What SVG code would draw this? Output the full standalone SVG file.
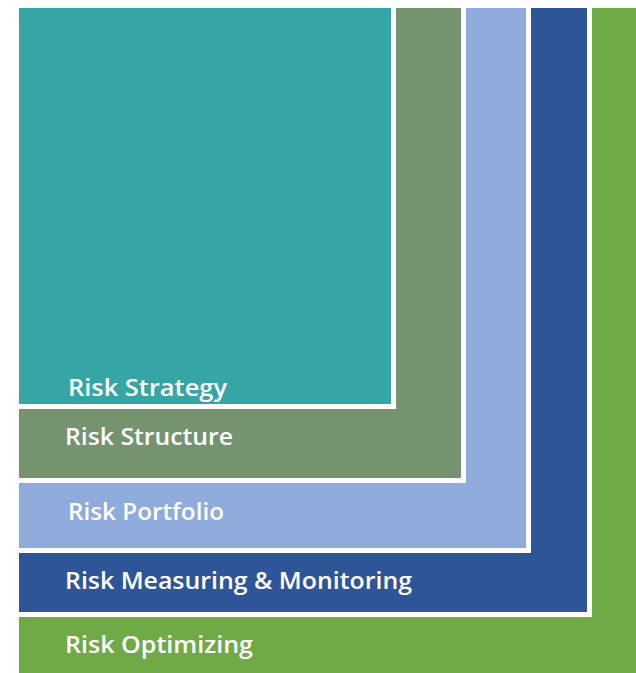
<svg xmlns="http://www.w3.org/2000/svg" width="636" height="673" viewBox="0 0 636 673">
<style>
.lbl{font-family:"Open Sans","Liberation Sans",sans-serif;font-weight:600;font-size:23px;fill:#ffffff}
.gap{stroke:#ffffff;stroke-width:10}
</style>
<rect x="0" y="0" width="636" height="673" fill="#ffffff"/>
<g id="risk-optimizing">
<rect x="19" y="8" width="617" height="665" fill="#70AA47"/>
<text class="lbl" x="65" y="653" textLength="188" lengthAdjust="spacingAndGlyphs">Risk Optimizing</text>
</g>
<g id="risk-measuring">
<rect x="19" y="3" width="568" height="609" fill="#2E5597" class="gap" paint-order="stroke"/>
<rect x="19" y="8" width="568" height="604" fill="#2E5597"/>
<text class="lbl" x="65" y="589" textLength="347" lengthAdjust="spacingAndGlyphs">Risk Measuring &amp; Monitoring</text>
</g>
<g id="risk-portfolio">
<rect x="19" y="3" width="507" height="545" fill="#8FABDC" class="gap" paint-order="stroke"/>
<rect x="19" y="8" width="507" height="540" fill="#8FABDC"/>
<text class="lbl" x="68" y="520" textLength="156" lengthAdjust="spacingAndGlyphs">Risk Portfolio</text>
</g>
<g id="risk-structure">
<rect x="19" y="3" width="442" height="475" fill="#74936E" class="gap" paint-order="stroke"/>
<rect x="19" y="8" width="442" height="470" fill="#74936E"/>
<text class="lbl" x="65" y="445" textLength="168" lengthAdjust="spacingAndGlyphs">Risk Structure</text>
</g>
<g id="risk-strategy">
<rect x="19" y="3" width="372" height="401" fill="#36A5A5" class="gap" paint-order="stroke"/>
<rect x="19" y="8" width="372" height="396" fill="#36A5A5"/>
<text class="lbl" x="68" y="396" textLength="159" lengthAdjust="spacingAndGlyphs">Risk Strategy</text>
</g>
<rect x="0" y="0" width="636" height="8" fill="#ffffff"/>
<rect x="0" y="0" width="19" height="673" fill="#ffffff"/>
</svg>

Aim:
Return the material exactly as given, apart from the pictures.

Written solution:
What SVG code would draw this? Output the full standalone SVG file.
<svg xmlns="http://www.w3.org/2000/svg" width="636" height="673" viewBox="0 0 636 673">
<style>
.lbl{font-family:"Open Sans","Liberation Sans",sans-serif;font-weight:600;font-size:23px;fill:#ffffff}
.gap{stroke:#ffffff;stroke-width:10}
</style>
<rect x="0" y="0" width="636" height="673" fill="#ffffff"/>
<g id="risk-optimizing">
<rect x="19" y="8" width="617" height="665" fill="#70AA47"/>
<text class="lbl" x="65" y="653" textLength="188" lengthAdjust="spacingAndGlyphs">Risk Optimizing</text>
</g>
<g id="risk-measuring">
<rect x="19" y="3" width="568" height="609" fill="#2E5597" class="gap" paint-order="stroke"/>
<rect x="19" y="8" width="568" height="604" fill="#2E5597"/>
<text class="lbl" x="65" y="589" textLength="347" lengthAdjust="spacingAndGlyphs">Risk Measuring &amp; Monitoring</text>
</g>
<g id="risk-portfolio">
<rect x="19" y="3" width="507" height="545" fill="#8FABDC" class="gap" paint-order="stroke"/>
<rect x="19" y="8" width="507" height="540" fill="#8FABDC"/>
<text class="lbl" x="68" y="520" textLength="156" lengthAdjust="spacingAndGlyphs">Risk Portfolio</text>
</g>
<g id="risk-structure">
<rect x="19" y="3" width="442" height="475" fill="#74936E" class="gap" paint-order="stroke"/>
<rect x="19" y="8" width="442" height="470" fill="#74936E"/>
<text class="lbl" x="65" y="445" textLength="168" lengthAdjust="spacingAndGlyphs">Risk Structure</text>
</g>
<g id="risk-strategy">
<rect x="19" y="3" width="372" height="401" fill="#36A5A5" class="gap" paint-order="stroke"/>
<rect x="19" y="8" width="372" height="396" fill="#36A5A5"/>
<text class="lbl" x="68" y="396" textLength="159" lengthAdjust="spacingAndGlyphs">Risk Strategy</text>
</g>
<rect x="0" y="0" width="636" height="8" fill="#ffffff"/>
<rect x="0" y="0" width="19" height="673" fill="#ffffff"/>
</svg>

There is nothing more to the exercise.